Fourteen specimens of the bones discovered at Luchruban
were sent by MacKenzie to the Natural History Museum at South Kensington
for classification, where it was ascertained that seven were the bones of
birds and seven the bones of mammals. So far as folklore is concerned,
however, ‘this does not finally dispose of the pigmies’; and it is
competent to aver that the pigmy tradition may have originated before the
discovery of little bones, though folklore sometimes builds up strange
stories on matter-of-fact foundations. It is quite reasonable to argue
that pigmies have an ethnological significance and tradition in no way
connected with the finding of small organic remains. In the same way
giants have a place in legend and folklore quite distinct from the
evidence of ossific discoveries.
As illustrating the tradition current at the present
day in Lewis as to the origin of the Pigmies of Luchruban, I find the
following statements in MacKenzie’s Book of the Lews—The pigmies
were ‘Spaniards’ who originally came to Lewis 500 years B.C. They
lived on ‘buffaloes,’ which they killed by throwing sharp-pointed knives
at them. Their descendants were contemporary with St Frangus, an outlaw,
who lived on the sands of Lionel at Ness. He was unkind to the pigmies,
who hanged him on a hill, which is still called Bruich Frangus. In the
year 1 A.D. ‘big men from Argyll’ drove the pigmies from Cunndal (a cave
near Luchruban) to the Pigmies’ Isle. When they became too numerous to be
accommodated there, they migrated to Eoropie and Knockaird in the same
vicinity. This tradition was told to W. C. MacKenzie by the late Dr Ross
of Ness, who had it from an old man of the district.

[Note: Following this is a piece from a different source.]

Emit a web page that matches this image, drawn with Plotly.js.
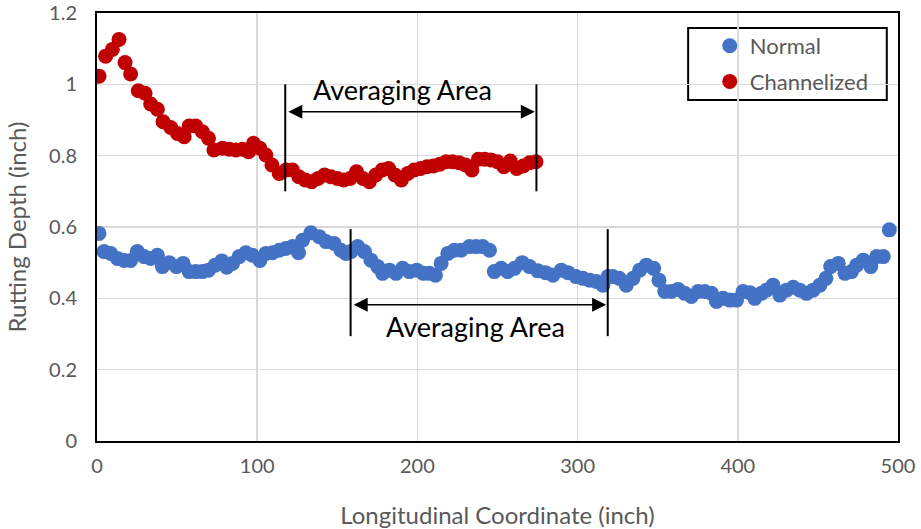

Of course, allusions to dwarfish peoples go back to
very ancient times. The word, pigmy, or more correctly, pygmy, is used by
Homer to denote a race of small stature which is supposed to have dwelt in
Ethiopia. In the Grecian legend we are told that each spring the cranes
waged war on the pigmies, and devoured them; and, then, we read that by
means of ladders the pigmies succeeded in climbing up the goblet of
Hercules and drank of it. No doubt, from this legend Swift borrowed his
material for Gulliver’s Travels.
The term, pigmy, is to-day
applied to a number of low-statured peoples in Central Africa: and David
MacRitchie speaks of Na h-Amhuisgean as meaning dwarfs or pigmies—a
phrase which, he thinks, came originally from Tiree.
Northern mythology is, of course, full of stories of
elves and pigmies who are scarcely to be distinguished from one another.
And, in conclusion, as demonstrating the persistence of
old beliefs, and the maxim that superstition dies hard, a friend of mine,
who is an illustrious graduate of Edinburgh University, swears that, when
he lived as a boy near the Butt of Lewis, he frequently visited the Isle
of the Pigmies, and actually ‘handled their little chairs and tables.’